Could you live in a small space? (And by “small,” I mean less than 100 square feet.)
The national press seemed to pick up on this trend last year when New York City Mayor Mike Bloomberg called on designers to come up with “micro-unit” apartments under 300 feet to accommodate the city’s growing single population.
Then there is the tiny house movement. These homes can make the NYC spaces look palatial in comparison. With homes as small as 89 square feet, it’s impressive to see how creativity plays a big role in making the best use of every nook and cranny. I appreciate how the owners of small houses live out their convictions of simple living and freedom from debt.
I’ll be thinking about this movement the next time I tackle cleaning our garage, which is filled with bikes, sporting equipment and other odds and ends. In the process of de-cluttering and organizing, I have a renewed sense of appreciation for those who say living a life free of clutter is liberating. As I look at the mess in my garage, I find it hard to disagree with them.
As is often the case, the lessons we learn in the physical world make sense in the spiritual world, as well. If we’re honest with ourselves, we can see that clutter can dominate not just the houses or apartments we live in – it can also take over our hearts and minds.
There’s social media at our fingertips on our smart phones.

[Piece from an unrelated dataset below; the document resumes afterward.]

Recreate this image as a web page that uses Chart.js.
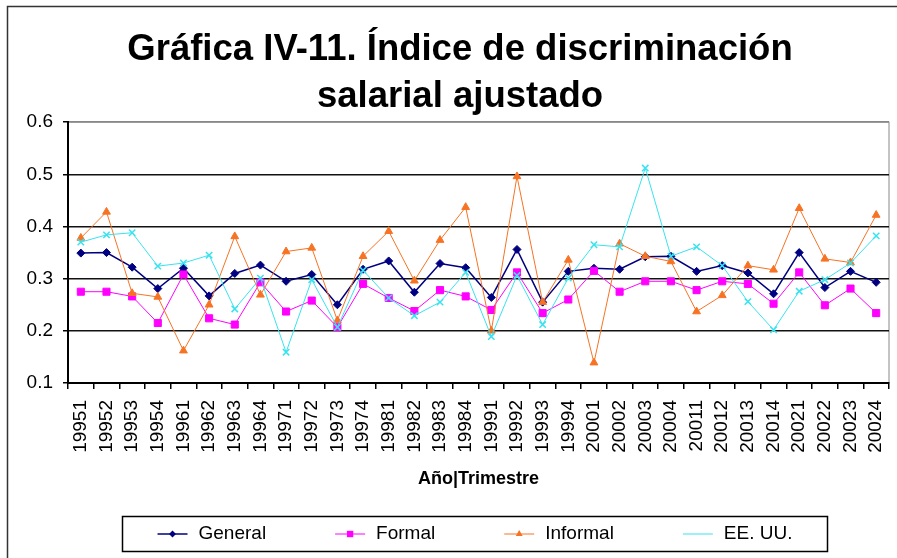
<!DOCTYPE html>
<html>
<head>
<meta charset="utf-8">
<script src="https://cdn.jsdelivr.net/npm/chart.js"></script>
<style>
  body { margin: 0; background: #fff; }
  #wrap { width: 897px; height: 558px; position: relative; }
</style>
</head>
<body>
<div id="wrap"><canvas id="grafica"></canvas></div>
<script>
const categorias = [
  '19951', '19952', '19953', '19954', '19961', '19962', '19963', '19964',
  '19971', '19972', '19973', '19974', '19981', '19982', '19983', '19984',
  '19991', '19992', '19993', '19994', '20001', '20002', '20003', '20004',
  '20011', '20012', '20013', '20014', '20021', '20022', '20023', '20024'
];
const general = [0.349, 0.350, 0.322, 0.281, 0.320, 0.267, 0.310, 0.326, 0.295, 0.308, 0.250, 0.318, 0.334, 0.274, 0.329, 0.321,
                 0.264, 0.356, 0.255, 0.314, 0.320, 0.318, 0.342, 0.343, 0.314, 0.325, 0.311, 0.271, 0.350, 0.283, 0.314, 0.293];
const formal = [0.275, 0.275, 0.266, 0.215, 0.308, 0.224, 0.212, 0.293, 0.237, 0.258, 0.207, 0.290, 0.263, 0.238, 0.278, 0.266,
                0.240, 0.312, 0.234, 0.260, 0.315, 0.275, 0.295, 0.295, 0.278, 0.295, 0.290, 0.252, 0.312, 0.249, 0.281, 0.234];
const informal = [0.378, 0.428, 0.272, 0.265, 0.162, 0.250, 0.381, 0.269, 0.352, 0.359, 0.220, 0.343, 0.391, 0.296, 0.374, 0.437,
                  0.200, 0.496, 0.255, 0.336, 0.139, 0.367, 0.343, 0.333, 0.237, 0.268, 0.325, 0.317, 0.435, 0.338, 0.331, 0.422];
const eeuu = [0.370, 0.384, 0.388, 0.324, 0.330, 0.345, 0.242, 0.301, 0.159, 0.298, 0.207, 0.316, 0.263, 0.229, 0.255, 0.312,
              0.189, 0.306, 0.212, 0.301, 0.365, 0.361, 0.512, 0.343, 0.361, 0.325, 0.256, 0.202, 0.276, 0.298, 0.330, 0.382];
const ticksY = [0.1, 0.2, 0.3, 0.4, 0.5, 0.6];

const fuente = "'Liberation Sans', Arial, sans-serif";

// marco exterior, borde del area y leyenda con caja
const marcoYLeyenda = {
  id: 'marcoYLeyenda',
  afterLayout(chart) {
    // el titulo del original esta algo corrido a la derecha
    chart.titleBlock.left += 23;
  },
  beforeDraw(chart) {
    const ctx = chart.ctx;
    const a = chart.chartArea;
    ctx.save();
    ctx.strokeStyle = '#333';
    ctx.lineWidth = 1.5;
    ctx.strokeRect(7.5, 6.5, 900, 600);
    ctx.strokeStyle = '#888';
    ctx.lineWidth = 1;
    ctx.strokeRect(a.left, a.top, a.right - a.left, a.bottom - a.top);
    ctx.restore();
  },
  afterDraw(chart) {
    const ctx = chart.ctx;
    ctx.save();
    ctx.strokeStyle = '#000';
    ctx.lineWidth = 1.5;
    ctx.strokeRect(122.5, 516.5, 705, 35);

    ctx.font = '19px ' + fuente;
    ctx.textBaseline = 'middle';
    ctx.fillStyle = '#000';
    const y = 534;
    const muestra = 30, hueco = 11, entre = 69;
    const sets = chart.data.datasets;
    let total = 0;
    sets.forEach(ds => { total += muestra + hueco + ctx.measureText(ds.label).width; });
    total += entre * (sets.length - 1);
    let x = 475 - total / 2;
    sets.forEach(ds => {
      ctx.strokeStyle = ds.borderColor;
      ctx.lineWidth = ds.borderWidth;
      ctx.beginPath();
      ctx.moveTo(x, y);
      ctx.lineTo(x + muestra, y);
      ctx.stroke();
      ctx.fillStyle = ds.pointBackgroundColor;
      ctx.strokeStyle = ds.pointBorderColor;
      ctx.lineWidth = ds.pointBorderWidth;
      Chart.helpers.drawPoint(ctx, { pointStyle: ds.pointStyle, radius: ds.pointRadius - 0.5, rotation: 0 }, x + muestra / 2, y);
      ctx.fillStyle = '#000';
      ctx.fillText(ds.label, x + muestra + hueco, y);
      x += muestra + hueco + ctx.measureText(ds.label).width + entre;
    });
    ctx.restore();
  }
};

const serie = (label, data, color, estilo, radio, ancho, orden) => ({
  label: label,
  data: data,
  borderColor: color,
  backgroundColor: color,
  borderWidth: ancho,
  pointStyle: estilo,
  pointRadius: radio,
  pointHoverRadius: radio,
  pointBackgroundColor: color,
  pointBorderColor: color,
  pointBorderWidth: estilo === 'crossRot' ? 1.5 : 1,
  tension: 0,
  fill: false,
  order: orden
});

new Chart(document.getElementById('grafica'), {
  type: 'line',
  data: {
    labels: categorias,
    datasets: [
      serie('General', general, '#000080', 'rectRot', 4, 1.5, 4),
      serie('Formal', formal, '#ff00ff', 'rect', 5, 1, 3),
      serie('Informal', informal, '#f77324', 'triangle', 4.5, 1, 2),
      serie('EE. UU.', eeuu, '#38e3ef', 'crossRot', 4.5, 1, 1)
    ]
  },
  options: {
    responsive: true,
    maintainAspectRatio: false,
    animation: false,
    layout: { padding: { left: 8, right: 8, top: 20, bottom: 68 } },
    plugins: {
      legend: { display: false },
      tooltip: { enabled: false },
      title: {
        display: true,
        text: ['Gráfica IV-11. Índice de discriminación', 'salarial ajustado'],
        color: '#000',
        font: { family: fuente, size: 36.5, weight: 'bold', lineHeight: 1.29 },
        padding: { top: 6, bottom: 2 }
      }
    },
    scales: {
      x: {
        offset: true,
        afterFit: s => { s.height = 107; s.paddingLeft = 0; s.paddingRight = 0; },
        grid: { offset: true, drawOnChartArea: false, drawTicks: true, tickLength: 6, tickColor: '#000', lineWidth: 1.5 },
        border: { color: '#000', width: 2 },
        ticks: {
          autoSkip: false, maxRotation: 90, minRotation: 90, padding: 11,
          color: '#000', font: { family: fuente, size: 19 }
        },
        title: {
          display: true, text: 'Año|Trimestre', color: '#000', padding: 0,
          font: { family: fuente, size: 18, weight: 'bold' }
        }
      },
      y: {
        min: 0.1,
        max: 0.6,
        afterFit: s => { s.width = 60; },
        afterBuildTicks: s => { s.ticks = ticksY.map(v => ({ value: v })); },
        grid: {
          color: c => (c.tick && c.tick.value > 0.55 ? '#888' : '#111'),
          lineWidth: 1.5, tickLength: 5, tickColor: '#000'
        },
        border: { color: '#000', width: 2 },
        ticks: {
          padding: 10, color: '#000', font: { family: fuente, size: 19 },
          callback: v => v.toFixed(1)
        }
      }
    }
  },
  plugins: [marcoYLeyenda]
});
</script>
</body>
</html>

There’s “must-watch” movies debuting every Friday. There’s our kids’ soccer, baseball and ballet practices filling up our schedules. There are bills to pay, bathrooms to clean and diapers to change. There’s even the temptation to take on a lot of responsibility at church or at other organizations we volunteer with.
There comes a point where these things – which aren’t bad in and of themselves – create clutter in our lives. I think that turning point when the good becomes harmful is when it crowds out the things that truly matter – God and family – from our lives.
I look at my own life, where I have to balance out the one thousand possible speaking engagements, media opportunities and charitable events that my role as president of Focus makes possible. Most of them are very, very good. I’m honored that so many people think of me, and I wish I could say yes to everything.
But then I look to my home, to my wife Jean, and my boys, Trent and Troy. I look at my schedule to make sure I have a daily quiet time with my Lord. And that’s when I realize that to make room in my life for what absolutely needs to be a priority, I’ll have to say no to many important things.
Think of your life like a tiny house, because, after all, it is but a mist that appears for a little while and then vanishes (James 4:14). Make sure there’s a place for everything that truly should be there, and ask God for the wisdom to know the difference.